PROBLEM DETAILS ▸
Without the pictures, write out all the lines below exactly as they appear.

COLLECTED MATERIAL ▸
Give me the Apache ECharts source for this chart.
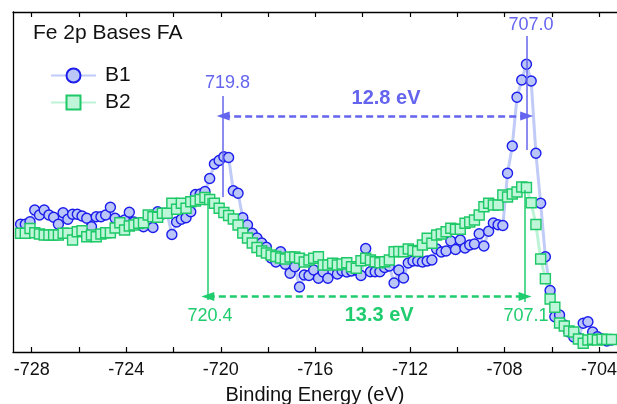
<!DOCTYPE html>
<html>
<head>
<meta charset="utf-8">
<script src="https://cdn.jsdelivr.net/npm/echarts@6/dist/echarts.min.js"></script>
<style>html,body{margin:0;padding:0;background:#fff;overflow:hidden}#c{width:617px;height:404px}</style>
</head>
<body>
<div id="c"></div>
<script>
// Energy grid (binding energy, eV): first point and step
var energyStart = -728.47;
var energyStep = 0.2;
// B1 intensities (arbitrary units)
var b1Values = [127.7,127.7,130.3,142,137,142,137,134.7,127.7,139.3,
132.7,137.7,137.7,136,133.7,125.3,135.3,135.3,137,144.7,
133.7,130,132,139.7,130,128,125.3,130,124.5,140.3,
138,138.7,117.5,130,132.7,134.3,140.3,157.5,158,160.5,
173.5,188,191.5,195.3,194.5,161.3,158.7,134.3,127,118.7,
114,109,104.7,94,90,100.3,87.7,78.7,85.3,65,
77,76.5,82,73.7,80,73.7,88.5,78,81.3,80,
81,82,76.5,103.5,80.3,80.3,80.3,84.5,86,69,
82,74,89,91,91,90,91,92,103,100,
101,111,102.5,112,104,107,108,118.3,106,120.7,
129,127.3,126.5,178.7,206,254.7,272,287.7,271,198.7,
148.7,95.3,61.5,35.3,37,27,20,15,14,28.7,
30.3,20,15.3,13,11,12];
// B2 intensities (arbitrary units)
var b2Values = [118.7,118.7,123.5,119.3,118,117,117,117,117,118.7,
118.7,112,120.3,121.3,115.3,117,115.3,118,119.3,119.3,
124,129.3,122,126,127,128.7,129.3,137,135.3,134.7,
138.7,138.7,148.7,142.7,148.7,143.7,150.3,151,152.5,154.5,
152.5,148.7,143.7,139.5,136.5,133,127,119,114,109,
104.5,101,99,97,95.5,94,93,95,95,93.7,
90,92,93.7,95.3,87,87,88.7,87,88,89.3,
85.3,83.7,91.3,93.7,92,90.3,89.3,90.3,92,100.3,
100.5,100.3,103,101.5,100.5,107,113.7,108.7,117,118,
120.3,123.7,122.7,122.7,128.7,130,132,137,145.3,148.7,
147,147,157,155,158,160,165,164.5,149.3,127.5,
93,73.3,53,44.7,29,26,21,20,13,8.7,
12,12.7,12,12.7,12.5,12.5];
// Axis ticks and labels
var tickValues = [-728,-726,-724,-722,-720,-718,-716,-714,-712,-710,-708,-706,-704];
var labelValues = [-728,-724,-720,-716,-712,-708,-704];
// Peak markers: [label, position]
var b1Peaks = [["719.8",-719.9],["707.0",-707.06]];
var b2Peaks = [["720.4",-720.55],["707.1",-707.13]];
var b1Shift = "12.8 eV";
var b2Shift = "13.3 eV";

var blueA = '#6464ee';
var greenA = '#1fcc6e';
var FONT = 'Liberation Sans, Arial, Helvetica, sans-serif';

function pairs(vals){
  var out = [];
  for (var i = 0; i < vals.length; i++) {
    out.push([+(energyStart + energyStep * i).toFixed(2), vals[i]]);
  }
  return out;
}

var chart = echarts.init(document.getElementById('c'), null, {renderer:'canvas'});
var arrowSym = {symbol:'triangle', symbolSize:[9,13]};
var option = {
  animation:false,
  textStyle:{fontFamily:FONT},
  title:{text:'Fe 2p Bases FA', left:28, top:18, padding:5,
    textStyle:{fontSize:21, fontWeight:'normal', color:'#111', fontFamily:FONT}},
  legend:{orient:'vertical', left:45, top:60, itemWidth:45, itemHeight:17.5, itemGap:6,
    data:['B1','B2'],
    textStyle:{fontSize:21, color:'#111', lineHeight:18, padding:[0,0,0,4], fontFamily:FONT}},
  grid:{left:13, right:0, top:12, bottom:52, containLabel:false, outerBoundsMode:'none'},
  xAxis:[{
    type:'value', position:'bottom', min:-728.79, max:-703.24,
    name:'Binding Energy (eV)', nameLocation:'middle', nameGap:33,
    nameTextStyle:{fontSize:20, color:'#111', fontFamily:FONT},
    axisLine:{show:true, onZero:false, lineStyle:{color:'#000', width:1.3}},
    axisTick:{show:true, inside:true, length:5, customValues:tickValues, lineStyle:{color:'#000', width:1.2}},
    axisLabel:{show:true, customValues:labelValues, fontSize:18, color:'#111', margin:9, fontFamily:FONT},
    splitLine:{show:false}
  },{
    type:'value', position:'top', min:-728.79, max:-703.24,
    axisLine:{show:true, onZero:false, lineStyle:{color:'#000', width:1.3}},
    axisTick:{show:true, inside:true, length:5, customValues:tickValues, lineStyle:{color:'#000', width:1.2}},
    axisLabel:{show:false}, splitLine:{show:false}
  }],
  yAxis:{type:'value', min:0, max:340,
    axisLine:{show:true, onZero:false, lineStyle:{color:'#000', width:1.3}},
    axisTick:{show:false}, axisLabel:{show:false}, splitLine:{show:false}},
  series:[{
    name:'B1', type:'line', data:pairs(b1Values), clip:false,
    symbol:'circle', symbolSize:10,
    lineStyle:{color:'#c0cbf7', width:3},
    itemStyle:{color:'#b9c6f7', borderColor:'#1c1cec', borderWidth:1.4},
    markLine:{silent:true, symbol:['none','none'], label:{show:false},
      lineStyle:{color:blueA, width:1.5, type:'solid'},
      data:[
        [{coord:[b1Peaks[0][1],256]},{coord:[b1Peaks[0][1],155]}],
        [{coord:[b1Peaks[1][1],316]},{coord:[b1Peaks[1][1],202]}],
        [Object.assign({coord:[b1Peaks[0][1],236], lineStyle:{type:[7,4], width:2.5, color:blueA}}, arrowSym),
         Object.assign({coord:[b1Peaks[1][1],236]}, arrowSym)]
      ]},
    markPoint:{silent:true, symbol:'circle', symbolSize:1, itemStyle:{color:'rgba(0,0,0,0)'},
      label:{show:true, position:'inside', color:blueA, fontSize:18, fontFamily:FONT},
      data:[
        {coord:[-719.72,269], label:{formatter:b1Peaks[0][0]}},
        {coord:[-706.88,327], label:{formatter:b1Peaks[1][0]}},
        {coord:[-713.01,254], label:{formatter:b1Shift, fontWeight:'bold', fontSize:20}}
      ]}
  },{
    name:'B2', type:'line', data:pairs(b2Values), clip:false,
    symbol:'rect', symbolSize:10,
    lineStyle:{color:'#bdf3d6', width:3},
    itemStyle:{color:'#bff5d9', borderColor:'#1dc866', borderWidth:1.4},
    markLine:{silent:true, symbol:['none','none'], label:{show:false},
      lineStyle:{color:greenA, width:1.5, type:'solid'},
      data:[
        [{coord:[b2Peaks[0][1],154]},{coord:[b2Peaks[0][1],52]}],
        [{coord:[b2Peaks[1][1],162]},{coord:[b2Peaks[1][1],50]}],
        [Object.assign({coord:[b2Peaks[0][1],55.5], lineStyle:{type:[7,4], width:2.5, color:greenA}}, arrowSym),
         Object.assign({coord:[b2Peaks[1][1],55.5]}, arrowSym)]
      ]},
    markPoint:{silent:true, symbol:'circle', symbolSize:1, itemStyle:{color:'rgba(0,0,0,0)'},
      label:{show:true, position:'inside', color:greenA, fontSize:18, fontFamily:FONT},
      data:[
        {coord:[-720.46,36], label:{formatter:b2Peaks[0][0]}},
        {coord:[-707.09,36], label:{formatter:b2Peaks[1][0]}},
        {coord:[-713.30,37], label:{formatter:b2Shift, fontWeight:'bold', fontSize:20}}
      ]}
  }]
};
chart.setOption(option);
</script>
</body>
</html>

ANSWER FOR THIS EXERCISE ▸
Give me the Apache ECharts source for this chart.
<!DOCTYPE html>
<html>
<head>
<meta charset="utf-8">
<script src="https://cdn.jsdelivr.net/npm/echarts@6/dist/echarts.min.js"></script>
<style>html,body{margin:0;padding:0;background:#fff;overflow:hidden}#c{width:617px;height:404px}</style>
</head>
<body>
<div id="c"></div>
<script>
// Energy grid (binding energy, eV): first point and step
var energyStart = -728.47;
var energyStep = 0.2;
// B1 intensities (arbitrary units)
var b1Values = [127.7,127.7,130.3,142,137,142,137,134.7,127.7,139.3,
132.7,137.7,137.7,136,133.7,125.3,135.3,135.3,137,144.7,
133.7,130,132,139.7,130,128,125.3,130,124.5,140.3,
138,138.7,117.5,130,132.7,134.3,140.3,157.5,158,160.5,
173.5,188,191.5,195.3,194.5,161.3,158.7,134.3,127,118.7,
114,109,104.7,94,90,100.3,87.7,78.7,85.3,65,
77,76.5,82,73.7,80,73.7,88.5,78,81.3,80,
81,82,76.5,103.5,80.3,80.3,80.3,84.5,86,69,
82,74,89,91,91,90,91,92,103,100,
101,111,102.5,112,104,107,108,118.3,106,120.7,
129,127.3,126.5,178.7,206,254.7,272,287.7,271,198.7,
148.7,95.3,61.5,35.3,37,27,20,15,14,28.7,
30.3,20,15.3,13,11,12];
// B2 intensities (arbitrary units)
var b2Values = [118.7,118.7,123.5,119.3,118,117,117,117,117,118.7,
118.7,112,120.3,121.3,115.3,117,115.3,118,119.3,119.3,
124,129.3,122,126,127,128.7,129.3,137,135.3,134.7,
138.7,138.7,148.7,142.7,148.7,143.7,150.3,151,152.5,154.5,
152.5,148.7,143.7,139.5,136.5,133,127,119,114,109,
104.5,101,99,97,95.5,94,93,95,95,93.7,
90,92,93.7,95.3,87,87,88.7,87,88,89.3,
85.3,83.7,91.3,93.7,92,90.3,89.3,90.3,92,100.3,
100.5,100.3,103,101.5,100.5,107,113.7,108.7,117,118,
120.3,123.7,122.7,122.7,128.7,130,132,137,145.3,148.7,
147,147,157,155,158,160,165,164.5,149.3,127.5,
93,73.3,53,44.7,29,26,21,20,13,8.7,
12,12.7,12,12.7,12.5,12.5];
// Axis ticks and labels
var tickValues = [-728,-726,-724,-722,-720,-718,-716,-714,-712,-710,-708,-706,-704];
var labelValues = [-728,-724,-720,-716,-712,-708,-704];
// Peak markers: [label, position]
var b1Peaks = [["719.8",-719.9],["707.0",-707.06]];
var b2Peaks = [["720.4",-720.55],["707.1",-707.13]];
var b1Shift = "12.8 eV";
var b2Shift = "13.3 eV";

var blueA = '#6464ee';
var greenA = '#1fcc6e';
var FONT = 'Liberation Sans, Arial, Helvetica, sans-serif';

function pairs(vals){
  var out = [];
  for (var i = 0; i < vals.length; i++) {
    out.push([+(energyStart + energyStep * i).toFixed(2), vals[i]]);
  }
  return out;
}

var chart = echarts.init(document.getElementById('c'), null, {renderer:'canvas'});
var arrowSym = {symbol:'triangle', symbolSize:[9,13]};
var option = {
  animation:false,
  textStyle:{fontFamily:FONT},
  title:{text:'Fe 2p Bases FA', left:28, top:18, padding:5,
    textStyle:{fontSize:21, fontWeight:'normal', color:'#111', fontFamily:FONT}},
  legend:{orient:'vertical', left:45, top:60, itemWidth:45, itemHeight:17.5, itemGap:6,
    data:['B1','B2'],
    textStyle:{fontSize:21, color:'#111', lineHeight:18, padding:[0,0,0,4], fontFamily:FONT}},
  grid:{left:13, right:0, top:12, bottom:52, containLabel:false, outerBoundsMode:'none'},
  xAxis:[{
    type:'value', position:'bottom', min:-728.79, max:-703.24,
    name:'Binding Energy (eV)', nameLocation:'middle', nameGap:33,
    nameTextStyle:{fontSize:20, color:'#111', fontFamily:FONT},
    axisLine:{show:true, onZero:false, lineStyle:{color:'#000', width:1.3}},
    axisTick:{show:true, inside:true, length:5, customValues:tickValues, lineStyle:{color:'#000', width:1.2}},
    axisLabel:{show:true, customValues:labelValues, fontSize:18, color:'#111', margin:9, fontFamily:FONT},
    splitLine:{show:false}
  },{
    type:'value', position:'top', min:-728.79, max:-703.24,
    axisLine:{show:true, onZero:false, lineStyle:{color:'#000', width:1.3}},
    axisTick:{show:true, inside:true, length:5, customValues:tickValues, lineStyle:{color:'#000', width:1.2}},
    axisLabel:{show:false}, splitLine:{show:false}
  }],
  yAxis:{type:'value', min:0, max:340,
    axisLine:{show:true, onZero:false, lineStyle:{color:'#000', width:1.3}},
    axisTick:{show:false}, axisLabel:{show:false}, splitLine:{show:false}},
  series:[{
    name:'B1', type:'line', data:pairs(b1Values), clip:false,
    symbol:'circle', symbolSize:10,
    lineStyle:{color:'#c0cbf7', width:3},
    itemStyle:{color:'#b9c6f7', borderColor:'#1c1cec', borderWidth:1.4},
    markLine:{silent:true, symbol:['none','none'], label:{show:false},
      lineStyle:{color:blueA, width:1.5, type:'solid'},
      data:[
        [{coord:[b1Peaks[0][1],256]},{coord:[b1Peaks[0][1],155]}],
        [{coord:[b1Peaks[1][1],316]},{coord:[b1Peaks[1][1],202]}],
        [Object.assign({coord:[b1Peaks[0][1],236], lineStyle:{type:[7,4], width:2.5, color:blueA}}, arrowSym),
         Object.assign({coord:[b1Peaks[1][1],236]}, arrowSym)]
      ]},
    markPoint:{silent:true, symbol:'circle', symbolSize:1, itemStyle:{color:'rgba(0,0,0,0)'},
      label:{show:true, position:'inside', color:blueA, fontSize:18, fontFamily:FONT},
      data:[
        {coord:[-719.72,269], label:{formatter:b1Peaks[0][0]}},
        {coord:[-706.88,327], label:{formatter:b1Peaks[1][0]}},
        {coord:[-713.01,254], label:{formatter:b1Shift, fontWeight:'bold', fontSize:20}}
      ]}
  },{
    name:'B2', type:'line', data:pairs(b2Values), clip:false,
    symbol:'rect', symbolSize:10,
    lineStyle:{color:'#bdf3d6', width:3},
    itemStyle:{color:'#bff5d9', borderColor:'#1dc866', borderWidth:1.4},
    markLine:{silent:true, symbol:['none','none'], label:{show:false},
      lineStyle:{color:greenA, width:1.5, type:'solid'},
      data:[
        [{coord:[b2Peaks[0][1],154]},{coord:[b2Peaks[0][1],52]}],
        [{coord:[b2Peaks[1][1],162]},{coord:[b2Peaks[1][1],50]}],
        [Object.assign({coord:[b2Peaks[0][1],55.5], lineStyle:{type:[7,4], width:2.5, color:greenA}}, arrowSym),
         Object.assign({coord:[b2Peaks[1][1],55.5]}, arrowSym)]
      ]},
    markPoint:{silent:true, symbol:'circle', symbolSize:1, itemStyle:{color:'rgba(0,0,0,0)'},
      label:{show:true, position:'inside', color:greenA, fontSize:18, fontFamily:FONT},
      data:[
        {coord:[-720.46,36], label:{formatter:b2Peaks[0][0]}},
        {coord:[-707.09,36], label:{formatter:b2Peaks[1][0]}},
        {coord:[-713.30,37], label:{formatter:b2Shift, fontWeight:'bold', fontSize:20}}
      ]}
  }]
};
chart.setOption(option);
</script>
</body>
</html>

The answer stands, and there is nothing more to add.